Through the photographer's lens

CALIFORNIA CITY, CALIFORNIA, COULD HAVE BEEN THE NEXT LOS ANGELES. That was the dream, anyway, of sociologist turned real estate developer Nathan Mendelsohn. In 1958, he bought thousands of acres in the arid Mojave Desert and drew up specs for a master-planned Southern California community, 203 square miles of spacious homes and verdant parks, all serviced by an intricate underground water system. Streets were named, lots laid out, parcels purchased. In the intervening decade, though, development ground to a halt.

Once-eager buyers sold their plots for pennies on the dollar, feeling hoodwinked by misleading marketing. Businesses balked. Today, that state’s third largest municipality by land area is covered in dirt and brush, home to just 14,000 people. From the sky, one sees a massive grid of orderly highways and cul-de-sacs, connecting to each other and nothing else.

High above California City is where Noritaka Minami found himself one day a few years back, strapped into a helicopter seat and perched precariously close to the chopper’s open window. Along with an assistant, Minami—an assistant professor of photography at Loyola University Chicago—had lugged five cameras on board in hopes of shooting the stark streetscape from on high. He’d researched Cal City as a graduate student at the University of California, Irvine, where he studied how photography can investigate overlooked aspects of the built environment. But he’d never tried his hand at aerial photography, particularly near Edwards Air Force Base, where airspace is restricted.

“It makes you airsick!” he remembers now, banking from side to side, swooping around for new angles.
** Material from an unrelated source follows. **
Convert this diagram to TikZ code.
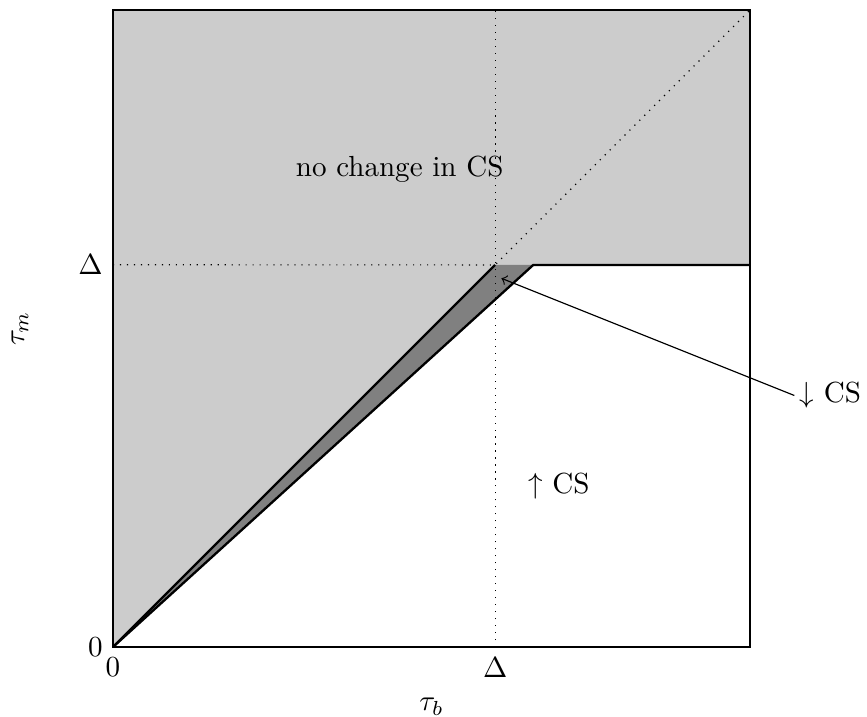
\documentclass[tikz,border=0pt]{standalone}
\begin{document}
\begin{tikzpicture}[scale=7.7]
	\useasboundingbox (-0.1774,-0.1099) rectangle (1.1837,1.0157);
	% Puntos
	\coordinate (O) at (0,0);
	\coordinate (D) at (0.6,0.6);
	\coordinate (E) at (0.66,0.6);
	\coordinate (R) at (1,0.6);
	\coordinate (T) at (1,1);
	\coordinate (tip) at (0.61,0.579);
	
	% Regiones
	\fill[gray!40] (O) -- (D) -- (R) -- (T) -- (0,1) -- cycle;
	\fill[gray] (O) -- (D) -- (E) -- cycle;
	
	% Lineas punteadas
	\draw[dotted] (0.6,0) -- (0.6,1);
	\draw[dotted] (0,0.6) -- (D) -- (T);
	
	% Fronteras
	\draw[thick] (O) -- (D);
	\draw[thick] (O) -- (E) -- (R);
	\draw[thick] (0,0) rectangle (1,1);
	
	% Ejes
	\node[left] (y0) at (O) {$0$};
	\node[below] (x0) at (O) {$0$};
	\node[left] (yD) at (0,0.6) {$\Delta$};
	\node[below] (xD) at (0.6,0) {$\Delta$};
	\node[rotate=90] (ym) at (-0.146,0.5) {$\tau_m$};
	\node (xb) at (0.5,-0.094) {$\tau_b$};
	
	% Regiones
	\node (nochange) at (0.45,0.75) {no change in CS};
	\node (up) at (0.7,0.252) {$\uparrow$ CS};
	\node[anchor=west, inner sep=1.5pt] (down) at (1.07,0.395) {$\downarrow$ CS};
	\draw[->] (down.west) -- (tip);
\end{tikzpicture}
\end{document}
Minami employed the fastest black-and-white film he could acquire, equipment that would make his prints appear coarse and grainy, “the most brutal [visual] language possible.” He had 40 rolls, eight shots per roll, to capture this city without a future. He felt pressure to deliver, not to waste his chance. “When you’ve got your camera and you’re making your own art,” he says, “it’s miserable.”

In Loyola’s photography lab on Mundelein’s seventh floor, Minami lifted the resulting prints from a cardboard box and laid them gingerly on a table. With a self-deprecating smirk, he called them “my silly attempt at making abstract paintings.” They’re large (40 by 60 inches) and arresting, all pale dots and sweeping lines. Taken together, “California City (Real Estate)” demonstrates, in concise and gorgeous detail, the limitations inherent in a certain strain of modernist planning. “I want images that are strong on a visual level,” he says. “And I don’t feel like these two ideas—aesthetic rigor and conceptual and theoretical concerns—are mutually exclusive.”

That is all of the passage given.